What is asked | Return all lines that include the string "LaTeX".

Collected data:

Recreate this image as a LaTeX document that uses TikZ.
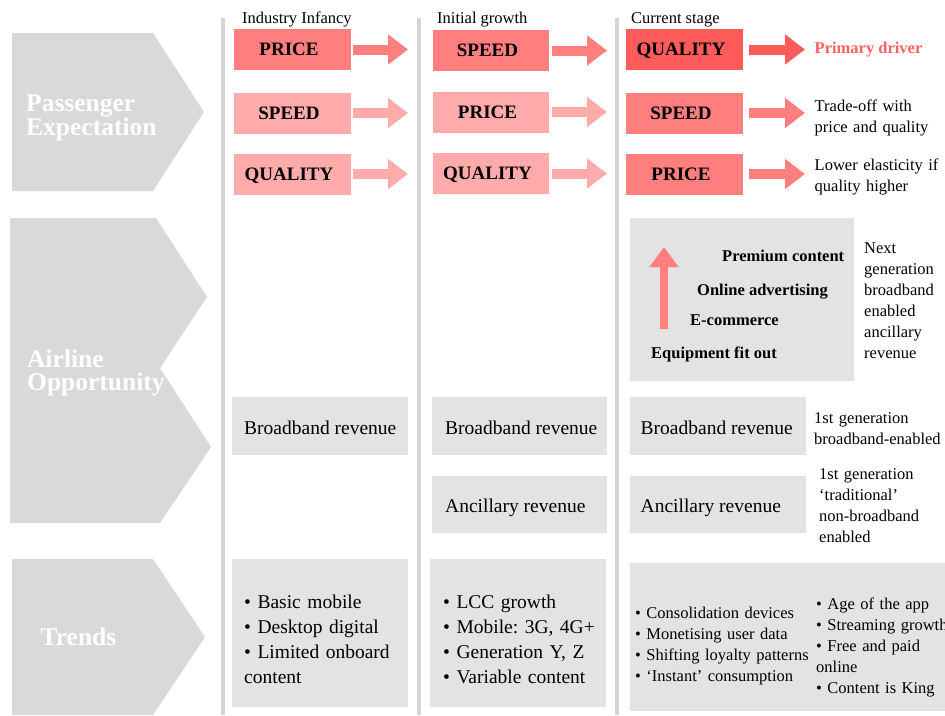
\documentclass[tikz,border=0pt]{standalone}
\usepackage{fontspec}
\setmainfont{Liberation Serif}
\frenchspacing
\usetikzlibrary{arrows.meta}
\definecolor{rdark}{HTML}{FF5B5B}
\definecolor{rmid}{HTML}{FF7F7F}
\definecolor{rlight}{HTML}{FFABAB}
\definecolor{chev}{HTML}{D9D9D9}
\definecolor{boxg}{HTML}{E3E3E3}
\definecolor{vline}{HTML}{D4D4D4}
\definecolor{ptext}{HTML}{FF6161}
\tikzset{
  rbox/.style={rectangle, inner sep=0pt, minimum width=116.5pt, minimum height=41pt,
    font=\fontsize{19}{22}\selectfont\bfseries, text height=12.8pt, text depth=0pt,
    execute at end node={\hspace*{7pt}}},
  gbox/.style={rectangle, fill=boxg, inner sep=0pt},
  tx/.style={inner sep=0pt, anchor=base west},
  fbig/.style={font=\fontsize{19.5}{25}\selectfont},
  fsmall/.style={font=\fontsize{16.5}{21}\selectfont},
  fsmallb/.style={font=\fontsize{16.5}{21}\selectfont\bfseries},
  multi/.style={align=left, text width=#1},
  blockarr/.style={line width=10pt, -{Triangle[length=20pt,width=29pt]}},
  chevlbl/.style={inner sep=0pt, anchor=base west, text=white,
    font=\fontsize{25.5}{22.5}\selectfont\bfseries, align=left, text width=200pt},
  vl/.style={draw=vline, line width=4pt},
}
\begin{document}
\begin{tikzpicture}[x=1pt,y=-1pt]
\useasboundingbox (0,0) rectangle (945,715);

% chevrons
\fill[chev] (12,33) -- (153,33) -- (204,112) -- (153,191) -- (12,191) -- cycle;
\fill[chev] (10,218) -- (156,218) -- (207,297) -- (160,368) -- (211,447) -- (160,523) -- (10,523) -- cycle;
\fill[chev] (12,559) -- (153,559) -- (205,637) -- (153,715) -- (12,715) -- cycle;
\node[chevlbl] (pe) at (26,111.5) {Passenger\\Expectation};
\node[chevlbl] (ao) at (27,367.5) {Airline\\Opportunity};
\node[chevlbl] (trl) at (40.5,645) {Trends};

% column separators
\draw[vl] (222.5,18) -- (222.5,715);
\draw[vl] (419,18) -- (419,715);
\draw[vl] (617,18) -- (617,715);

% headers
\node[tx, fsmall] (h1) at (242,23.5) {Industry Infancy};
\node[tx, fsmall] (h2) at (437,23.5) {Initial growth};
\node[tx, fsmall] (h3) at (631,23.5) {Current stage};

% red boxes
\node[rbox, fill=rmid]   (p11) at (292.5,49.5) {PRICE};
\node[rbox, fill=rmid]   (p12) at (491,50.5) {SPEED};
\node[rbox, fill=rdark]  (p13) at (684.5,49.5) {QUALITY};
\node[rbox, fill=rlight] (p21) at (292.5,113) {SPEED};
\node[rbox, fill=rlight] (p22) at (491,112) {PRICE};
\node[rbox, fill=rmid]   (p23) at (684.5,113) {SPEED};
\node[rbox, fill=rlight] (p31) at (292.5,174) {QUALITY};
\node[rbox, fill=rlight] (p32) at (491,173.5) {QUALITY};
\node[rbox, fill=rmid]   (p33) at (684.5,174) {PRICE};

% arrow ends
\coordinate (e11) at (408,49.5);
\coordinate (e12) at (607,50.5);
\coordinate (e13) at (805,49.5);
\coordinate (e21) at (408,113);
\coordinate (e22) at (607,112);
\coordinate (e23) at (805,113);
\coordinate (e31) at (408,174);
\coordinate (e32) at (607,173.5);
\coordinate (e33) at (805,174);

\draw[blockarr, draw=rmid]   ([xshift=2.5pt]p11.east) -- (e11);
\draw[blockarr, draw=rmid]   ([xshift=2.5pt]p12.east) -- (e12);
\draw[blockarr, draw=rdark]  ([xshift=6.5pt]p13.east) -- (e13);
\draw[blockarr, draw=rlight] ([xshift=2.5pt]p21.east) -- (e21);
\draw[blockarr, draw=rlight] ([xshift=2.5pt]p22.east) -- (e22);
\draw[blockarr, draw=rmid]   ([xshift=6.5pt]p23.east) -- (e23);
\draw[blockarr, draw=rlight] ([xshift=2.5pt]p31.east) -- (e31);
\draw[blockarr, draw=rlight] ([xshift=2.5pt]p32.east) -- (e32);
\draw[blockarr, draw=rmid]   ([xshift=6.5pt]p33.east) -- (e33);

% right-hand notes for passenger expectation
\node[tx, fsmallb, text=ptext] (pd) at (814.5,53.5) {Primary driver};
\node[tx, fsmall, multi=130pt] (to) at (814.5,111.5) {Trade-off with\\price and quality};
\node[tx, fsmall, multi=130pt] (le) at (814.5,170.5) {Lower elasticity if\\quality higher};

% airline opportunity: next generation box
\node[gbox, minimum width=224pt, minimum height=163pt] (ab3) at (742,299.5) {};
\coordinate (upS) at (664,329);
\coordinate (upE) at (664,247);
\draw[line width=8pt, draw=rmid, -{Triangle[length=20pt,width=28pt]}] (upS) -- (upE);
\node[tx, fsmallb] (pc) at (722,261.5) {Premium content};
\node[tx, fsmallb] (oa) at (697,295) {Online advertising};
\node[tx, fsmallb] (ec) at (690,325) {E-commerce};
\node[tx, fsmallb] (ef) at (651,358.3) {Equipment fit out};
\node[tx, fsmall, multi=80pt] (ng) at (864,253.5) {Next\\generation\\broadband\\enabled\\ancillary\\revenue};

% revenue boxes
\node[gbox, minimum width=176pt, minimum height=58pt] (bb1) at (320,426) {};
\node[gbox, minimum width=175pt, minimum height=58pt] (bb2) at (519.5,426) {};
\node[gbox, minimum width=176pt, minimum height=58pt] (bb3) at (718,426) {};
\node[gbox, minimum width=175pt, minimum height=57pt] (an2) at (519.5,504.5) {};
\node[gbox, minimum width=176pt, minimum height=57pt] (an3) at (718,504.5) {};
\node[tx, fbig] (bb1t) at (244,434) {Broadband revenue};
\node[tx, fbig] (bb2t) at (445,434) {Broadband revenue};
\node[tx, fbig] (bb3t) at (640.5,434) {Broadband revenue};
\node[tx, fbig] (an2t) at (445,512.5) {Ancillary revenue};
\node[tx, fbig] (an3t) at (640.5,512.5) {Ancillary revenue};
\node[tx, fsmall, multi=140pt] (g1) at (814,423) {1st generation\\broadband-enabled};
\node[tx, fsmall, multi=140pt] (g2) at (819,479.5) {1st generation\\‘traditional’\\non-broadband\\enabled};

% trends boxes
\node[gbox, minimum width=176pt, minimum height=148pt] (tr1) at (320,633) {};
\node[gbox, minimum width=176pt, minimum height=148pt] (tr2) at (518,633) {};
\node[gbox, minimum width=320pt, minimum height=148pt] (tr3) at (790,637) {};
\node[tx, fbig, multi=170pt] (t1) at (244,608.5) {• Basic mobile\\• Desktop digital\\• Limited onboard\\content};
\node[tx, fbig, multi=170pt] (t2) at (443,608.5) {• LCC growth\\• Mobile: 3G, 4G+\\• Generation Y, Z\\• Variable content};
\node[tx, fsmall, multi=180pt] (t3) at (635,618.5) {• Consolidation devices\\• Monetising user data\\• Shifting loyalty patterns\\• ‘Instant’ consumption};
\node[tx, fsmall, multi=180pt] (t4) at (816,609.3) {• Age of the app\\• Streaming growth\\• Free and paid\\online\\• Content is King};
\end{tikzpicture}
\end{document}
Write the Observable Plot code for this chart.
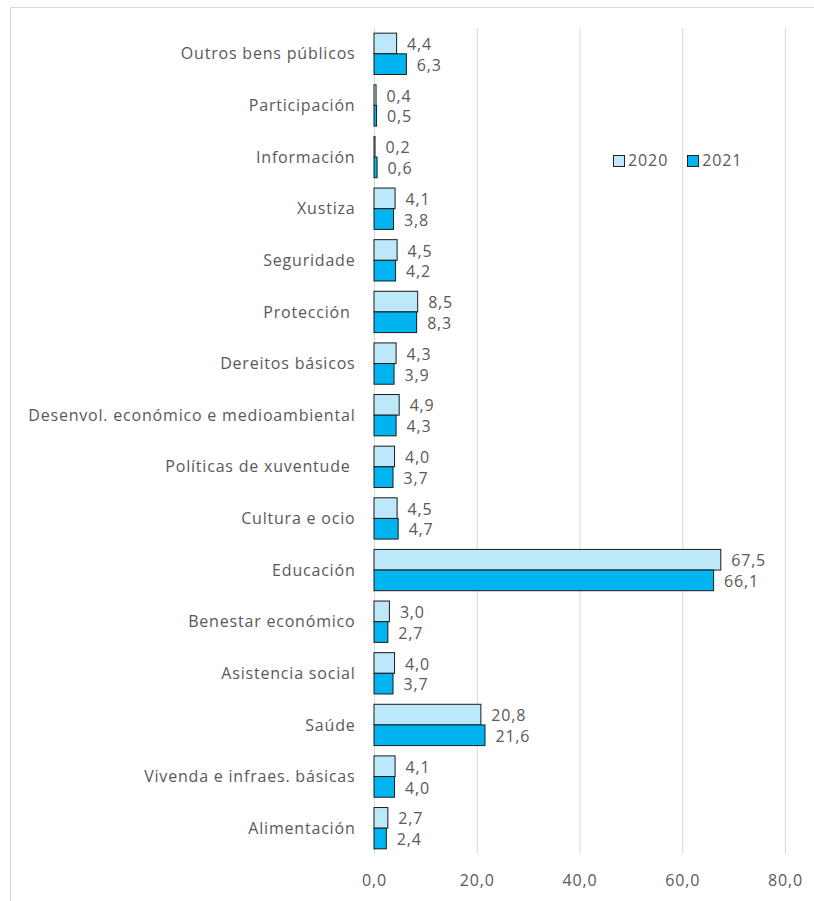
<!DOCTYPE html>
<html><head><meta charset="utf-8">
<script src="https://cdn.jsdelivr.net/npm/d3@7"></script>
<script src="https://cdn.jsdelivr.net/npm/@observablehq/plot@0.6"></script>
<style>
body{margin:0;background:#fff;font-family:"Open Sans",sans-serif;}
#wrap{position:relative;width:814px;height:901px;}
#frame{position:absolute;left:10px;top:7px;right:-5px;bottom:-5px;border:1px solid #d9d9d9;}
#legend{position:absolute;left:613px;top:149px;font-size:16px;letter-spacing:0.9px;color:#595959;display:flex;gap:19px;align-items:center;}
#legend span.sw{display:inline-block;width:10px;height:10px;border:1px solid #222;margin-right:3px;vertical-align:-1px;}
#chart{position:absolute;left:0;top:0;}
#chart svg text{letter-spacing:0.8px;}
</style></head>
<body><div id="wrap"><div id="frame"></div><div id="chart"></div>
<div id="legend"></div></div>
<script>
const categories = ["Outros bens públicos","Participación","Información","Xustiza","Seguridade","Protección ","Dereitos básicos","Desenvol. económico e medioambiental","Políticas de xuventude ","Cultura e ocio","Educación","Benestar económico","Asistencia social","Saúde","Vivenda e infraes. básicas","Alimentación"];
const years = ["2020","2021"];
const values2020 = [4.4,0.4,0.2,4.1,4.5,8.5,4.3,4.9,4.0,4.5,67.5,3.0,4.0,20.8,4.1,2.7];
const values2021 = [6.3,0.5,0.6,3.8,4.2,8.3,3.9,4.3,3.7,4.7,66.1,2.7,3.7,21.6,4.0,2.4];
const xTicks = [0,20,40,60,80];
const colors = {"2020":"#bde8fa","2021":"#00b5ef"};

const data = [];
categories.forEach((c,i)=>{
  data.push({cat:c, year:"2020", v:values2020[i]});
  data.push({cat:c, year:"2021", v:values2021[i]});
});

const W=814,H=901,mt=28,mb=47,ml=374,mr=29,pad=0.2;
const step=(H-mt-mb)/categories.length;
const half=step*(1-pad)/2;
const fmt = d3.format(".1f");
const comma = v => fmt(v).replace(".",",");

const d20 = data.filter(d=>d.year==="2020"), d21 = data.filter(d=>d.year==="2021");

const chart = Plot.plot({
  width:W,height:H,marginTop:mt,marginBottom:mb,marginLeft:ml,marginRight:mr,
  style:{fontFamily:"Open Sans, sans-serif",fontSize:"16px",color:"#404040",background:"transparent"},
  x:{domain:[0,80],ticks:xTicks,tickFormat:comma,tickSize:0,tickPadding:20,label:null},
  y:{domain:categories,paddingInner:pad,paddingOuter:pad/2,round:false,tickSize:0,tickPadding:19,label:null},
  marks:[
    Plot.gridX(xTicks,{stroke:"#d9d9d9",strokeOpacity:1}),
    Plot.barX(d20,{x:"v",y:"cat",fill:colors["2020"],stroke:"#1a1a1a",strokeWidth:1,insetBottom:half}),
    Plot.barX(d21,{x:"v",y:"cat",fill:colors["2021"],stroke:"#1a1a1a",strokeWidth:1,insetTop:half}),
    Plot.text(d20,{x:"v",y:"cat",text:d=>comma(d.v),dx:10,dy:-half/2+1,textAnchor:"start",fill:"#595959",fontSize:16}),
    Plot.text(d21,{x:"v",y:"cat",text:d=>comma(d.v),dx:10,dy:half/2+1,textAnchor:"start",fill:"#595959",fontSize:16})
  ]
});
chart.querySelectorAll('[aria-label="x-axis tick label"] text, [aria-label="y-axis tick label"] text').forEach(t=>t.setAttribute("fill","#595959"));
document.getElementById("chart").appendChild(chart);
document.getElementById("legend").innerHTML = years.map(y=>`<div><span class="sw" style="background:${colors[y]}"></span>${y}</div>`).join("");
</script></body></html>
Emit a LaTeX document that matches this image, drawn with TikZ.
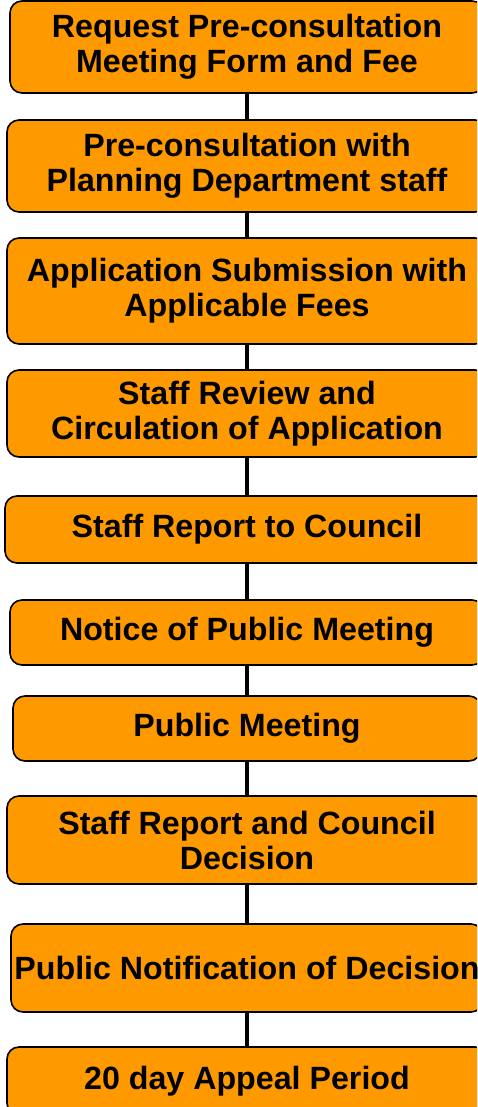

Finished task |
Recreate this image as a LaTeX document that uses TikZ.
Emit a LaTeX document that matches this image, drawn with TikZ.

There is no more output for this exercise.